Gossett found early success on the stage, and made his Broadway debut in 1953. His most major early stage role was in the original production of the classic play A Raisin in the Sun, playing Murchison. The cast also included Sidney Poitier and Ruby Dee.
The play was widely critically acclaimed, and Gossett reprised his performance in the lauded 1961 film adaptation.
Gossett continued to act in successful Broadway productions including The Blacks, Tambourines to Glory and The Zulu and the Zayda. He also began appearing in films, including The Landlord, Skin Game and Travels with My Aunt.
One of Gossett’s best-known performances was in the landmark 1977 miniseries Roots, a saga of a family over decades of slavery. “All the top African-American actors were asked, and I begged to be in there,” Gossett once said, according to the Hollywood Reporter. “I got the best role, I think. It was wonderful.”
Gossett said he was initially “insulted” to be offered a role who seemed to be an “Uncle Tom,” but after research came to respect the character more.
“If it wasn’t for Fiddler, we wouldn’t be in America,” Gossett told Parade. “He was a survivor. He understood both cultures and knew how to maneuver to stay alive and be solvent. We needed that lesson in order to survive here today. Having done Fiddler is a stripe on my uniform now.”

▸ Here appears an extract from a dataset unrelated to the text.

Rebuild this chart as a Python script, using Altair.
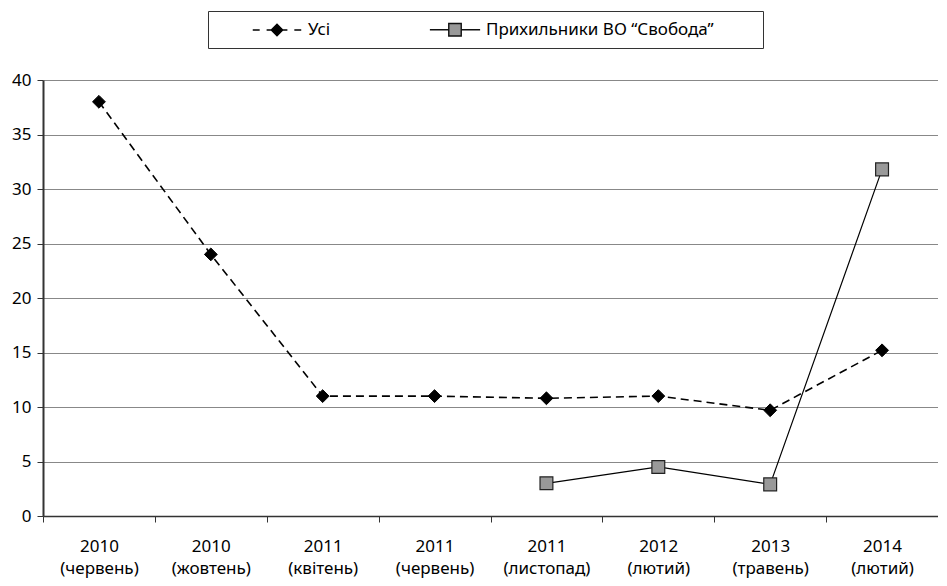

Gossett won an Emmy Award for Outstanding Lead Actor for a Single Appearance in a Drama or Comedy Series for his performance in Roots, which remains one of the most-watched series in television history.
In 1982, Gossett co-starred in the film An Officer and a Gentleman, opposite Richard Gere and Debra Winger. Gossett played Emil Foley, a stern and hard-driving Marine Corps drill sergeant.

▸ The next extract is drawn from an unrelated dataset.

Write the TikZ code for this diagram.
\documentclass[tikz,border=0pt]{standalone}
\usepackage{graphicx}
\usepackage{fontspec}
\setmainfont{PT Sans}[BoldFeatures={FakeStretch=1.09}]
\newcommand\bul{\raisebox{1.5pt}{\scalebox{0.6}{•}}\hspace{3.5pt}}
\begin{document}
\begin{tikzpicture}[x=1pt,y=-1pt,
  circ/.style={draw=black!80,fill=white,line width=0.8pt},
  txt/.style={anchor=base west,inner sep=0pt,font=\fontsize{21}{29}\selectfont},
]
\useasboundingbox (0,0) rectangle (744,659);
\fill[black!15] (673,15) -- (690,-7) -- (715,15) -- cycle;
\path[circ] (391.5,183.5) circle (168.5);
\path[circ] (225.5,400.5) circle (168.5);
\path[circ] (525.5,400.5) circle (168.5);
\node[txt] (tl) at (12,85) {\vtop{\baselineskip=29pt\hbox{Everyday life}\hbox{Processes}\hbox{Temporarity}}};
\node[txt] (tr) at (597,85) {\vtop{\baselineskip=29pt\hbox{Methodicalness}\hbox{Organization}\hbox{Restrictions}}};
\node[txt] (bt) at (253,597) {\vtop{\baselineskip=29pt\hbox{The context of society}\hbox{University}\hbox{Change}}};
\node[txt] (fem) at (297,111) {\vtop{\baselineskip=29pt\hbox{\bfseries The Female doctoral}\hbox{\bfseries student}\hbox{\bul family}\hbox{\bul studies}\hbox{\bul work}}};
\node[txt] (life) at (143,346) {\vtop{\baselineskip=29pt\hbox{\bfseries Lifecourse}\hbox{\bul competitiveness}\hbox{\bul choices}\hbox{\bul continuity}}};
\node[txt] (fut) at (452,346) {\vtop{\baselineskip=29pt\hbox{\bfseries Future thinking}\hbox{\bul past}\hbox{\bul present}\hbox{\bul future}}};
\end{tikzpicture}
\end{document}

He received much acclaim and many accolades for his performance, winning the Golden Globe and Academy Award for Best Supporting Actor. Gossett was only the second Black man to win an acting Oscar, after Sidney Poitier, and the first to win for supporting actor.
Gossett continued to have a prolific career in Hollywood; after An Officer and a Gentleman he was often cast as imposing military figures. He starred in the miniseries Sadat and won a Golden Globe for playing civil rights activist Sidney Williams in The Josephine Baker Story.
In 2010, Gossett announced that he had been diagnosed with prostate cancer. According to CNN, he went public with his diagnosis “to set an example for the large number of African-American men who are victims of this disease because of the comparatively low emphasis in our community on preventive examinations and early treatment.”
“I count this diagnosis among the many challenges I have faced in my life and overcome,” Gossett said in a statement at the time. “I expect this to be no different.”
Gossett continued to act long after that diagnosis. He received an Emmy nomination for his role in the HBO miniseries Watchmen, and just last year appeared in the remake of The Color Purple, playing Ol’ Mister.